== DATA LINES ==

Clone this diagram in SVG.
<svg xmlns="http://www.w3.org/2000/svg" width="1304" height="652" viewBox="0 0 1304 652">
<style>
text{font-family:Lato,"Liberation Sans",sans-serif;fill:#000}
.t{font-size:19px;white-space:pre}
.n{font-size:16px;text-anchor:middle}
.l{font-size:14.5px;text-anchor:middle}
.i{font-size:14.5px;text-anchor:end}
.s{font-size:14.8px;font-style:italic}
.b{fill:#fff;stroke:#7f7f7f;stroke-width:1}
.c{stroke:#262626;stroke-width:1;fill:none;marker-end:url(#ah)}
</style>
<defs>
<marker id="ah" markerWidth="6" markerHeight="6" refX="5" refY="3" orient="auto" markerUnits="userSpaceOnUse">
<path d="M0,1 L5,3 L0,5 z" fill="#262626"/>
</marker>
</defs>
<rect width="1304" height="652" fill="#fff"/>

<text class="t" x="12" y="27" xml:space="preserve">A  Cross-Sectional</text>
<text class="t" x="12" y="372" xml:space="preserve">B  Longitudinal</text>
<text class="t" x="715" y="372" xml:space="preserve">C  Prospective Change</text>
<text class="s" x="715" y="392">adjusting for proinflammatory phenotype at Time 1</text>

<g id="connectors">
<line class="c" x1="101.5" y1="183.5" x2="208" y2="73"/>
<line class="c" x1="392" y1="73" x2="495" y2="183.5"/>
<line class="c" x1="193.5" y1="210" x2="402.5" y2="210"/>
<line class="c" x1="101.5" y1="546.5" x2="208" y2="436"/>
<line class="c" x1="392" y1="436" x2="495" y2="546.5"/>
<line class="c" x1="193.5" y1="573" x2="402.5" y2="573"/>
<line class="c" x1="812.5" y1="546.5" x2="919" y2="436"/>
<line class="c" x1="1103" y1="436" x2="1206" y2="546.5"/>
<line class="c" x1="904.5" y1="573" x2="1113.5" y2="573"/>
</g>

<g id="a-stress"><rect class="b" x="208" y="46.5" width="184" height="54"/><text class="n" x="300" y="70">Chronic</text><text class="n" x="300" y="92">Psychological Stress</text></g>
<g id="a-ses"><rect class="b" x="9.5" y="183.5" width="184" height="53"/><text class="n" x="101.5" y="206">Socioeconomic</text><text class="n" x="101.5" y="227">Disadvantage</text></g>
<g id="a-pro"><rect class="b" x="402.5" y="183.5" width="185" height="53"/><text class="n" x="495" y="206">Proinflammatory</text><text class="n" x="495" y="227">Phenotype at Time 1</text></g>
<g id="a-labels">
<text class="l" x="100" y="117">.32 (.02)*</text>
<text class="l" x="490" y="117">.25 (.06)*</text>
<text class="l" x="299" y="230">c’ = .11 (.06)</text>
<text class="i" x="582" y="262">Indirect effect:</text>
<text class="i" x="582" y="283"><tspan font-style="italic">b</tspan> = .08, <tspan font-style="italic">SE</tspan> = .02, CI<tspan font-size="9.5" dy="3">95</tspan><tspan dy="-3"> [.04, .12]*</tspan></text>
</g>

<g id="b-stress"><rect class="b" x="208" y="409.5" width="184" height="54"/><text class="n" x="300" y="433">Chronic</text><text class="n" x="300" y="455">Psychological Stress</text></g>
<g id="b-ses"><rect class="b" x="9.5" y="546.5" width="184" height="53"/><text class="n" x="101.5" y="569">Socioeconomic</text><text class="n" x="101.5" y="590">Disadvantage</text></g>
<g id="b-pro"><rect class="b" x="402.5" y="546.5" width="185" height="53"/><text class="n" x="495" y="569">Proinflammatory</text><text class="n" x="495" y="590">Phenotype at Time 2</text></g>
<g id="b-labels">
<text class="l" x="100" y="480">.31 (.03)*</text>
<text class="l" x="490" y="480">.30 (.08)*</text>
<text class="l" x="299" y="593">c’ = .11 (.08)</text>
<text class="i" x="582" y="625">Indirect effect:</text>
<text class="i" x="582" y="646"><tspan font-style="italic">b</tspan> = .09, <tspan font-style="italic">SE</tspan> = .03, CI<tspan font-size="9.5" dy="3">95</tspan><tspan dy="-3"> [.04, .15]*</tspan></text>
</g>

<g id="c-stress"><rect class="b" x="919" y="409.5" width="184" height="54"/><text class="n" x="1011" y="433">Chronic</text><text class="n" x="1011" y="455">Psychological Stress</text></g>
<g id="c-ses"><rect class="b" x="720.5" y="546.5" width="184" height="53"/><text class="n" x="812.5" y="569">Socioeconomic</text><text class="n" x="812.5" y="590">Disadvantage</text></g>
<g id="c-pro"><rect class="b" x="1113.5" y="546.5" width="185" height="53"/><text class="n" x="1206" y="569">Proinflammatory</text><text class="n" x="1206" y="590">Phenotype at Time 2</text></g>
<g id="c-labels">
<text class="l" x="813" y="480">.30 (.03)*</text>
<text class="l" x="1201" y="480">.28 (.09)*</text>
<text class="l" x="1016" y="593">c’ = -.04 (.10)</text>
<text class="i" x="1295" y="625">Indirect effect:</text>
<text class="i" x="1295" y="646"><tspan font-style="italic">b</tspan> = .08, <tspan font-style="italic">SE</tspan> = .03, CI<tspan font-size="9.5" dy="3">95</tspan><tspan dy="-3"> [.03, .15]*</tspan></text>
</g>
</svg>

---

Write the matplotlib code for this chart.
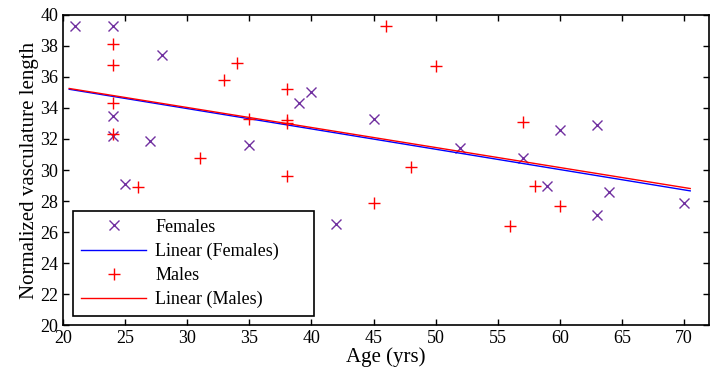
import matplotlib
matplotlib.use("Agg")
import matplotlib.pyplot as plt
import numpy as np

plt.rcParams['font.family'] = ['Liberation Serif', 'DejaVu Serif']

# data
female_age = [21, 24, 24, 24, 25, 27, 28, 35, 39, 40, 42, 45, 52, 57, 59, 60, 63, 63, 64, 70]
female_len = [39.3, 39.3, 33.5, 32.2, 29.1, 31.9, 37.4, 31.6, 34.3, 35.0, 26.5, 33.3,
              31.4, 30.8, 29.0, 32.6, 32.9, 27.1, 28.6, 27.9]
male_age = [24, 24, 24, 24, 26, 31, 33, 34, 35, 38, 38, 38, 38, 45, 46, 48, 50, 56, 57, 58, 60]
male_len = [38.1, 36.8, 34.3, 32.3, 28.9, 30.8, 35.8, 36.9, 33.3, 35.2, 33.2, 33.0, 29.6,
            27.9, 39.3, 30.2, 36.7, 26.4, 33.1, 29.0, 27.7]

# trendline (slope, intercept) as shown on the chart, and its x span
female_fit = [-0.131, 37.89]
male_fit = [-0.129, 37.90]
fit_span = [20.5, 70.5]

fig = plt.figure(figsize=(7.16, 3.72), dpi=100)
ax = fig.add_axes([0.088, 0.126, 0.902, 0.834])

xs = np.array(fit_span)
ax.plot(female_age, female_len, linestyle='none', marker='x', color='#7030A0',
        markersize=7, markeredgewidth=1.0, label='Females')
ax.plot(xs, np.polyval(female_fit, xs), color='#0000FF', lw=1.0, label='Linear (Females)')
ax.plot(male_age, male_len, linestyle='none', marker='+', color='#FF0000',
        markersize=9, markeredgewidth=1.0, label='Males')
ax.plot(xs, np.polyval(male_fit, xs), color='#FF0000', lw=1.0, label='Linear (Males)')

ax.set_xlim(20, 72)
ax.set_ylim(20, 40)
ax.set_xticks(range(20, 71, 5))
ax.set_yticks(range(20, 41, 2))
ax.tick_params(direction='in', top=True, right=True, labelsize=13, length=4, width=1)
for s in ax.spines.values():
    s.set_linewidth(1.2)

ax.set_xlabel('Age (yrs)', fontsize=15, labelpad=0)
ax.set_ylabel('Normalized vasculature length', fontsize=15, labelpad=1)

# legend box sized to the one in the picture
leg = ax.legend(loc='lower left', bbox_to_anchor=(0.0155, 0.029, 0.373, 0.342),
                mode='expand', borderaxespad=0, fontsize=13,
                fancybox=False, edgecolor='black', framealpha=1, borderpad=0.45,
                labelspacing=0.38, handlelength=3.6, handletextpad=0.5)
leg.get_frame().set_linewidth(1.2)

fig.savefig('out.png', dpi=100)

== GOAL ==
Look above for the line with "Write the matplotlib code for this chart." and the line with "plt.rcParams['font.family'] = ['Liberation"; set down those two lines and all lines between them exactly, without pictures and without anything else.

== SOLUTION TO THIS PROBLEM ==
Write the matplotlib code for this chart.
import matplotlib
matplotlib.use("Agg")
import matplotlib.pyplot as plt
import numpy as np

plt.rcParams['font.family'] = ['Liberation Serif', 'DejaVu Serif']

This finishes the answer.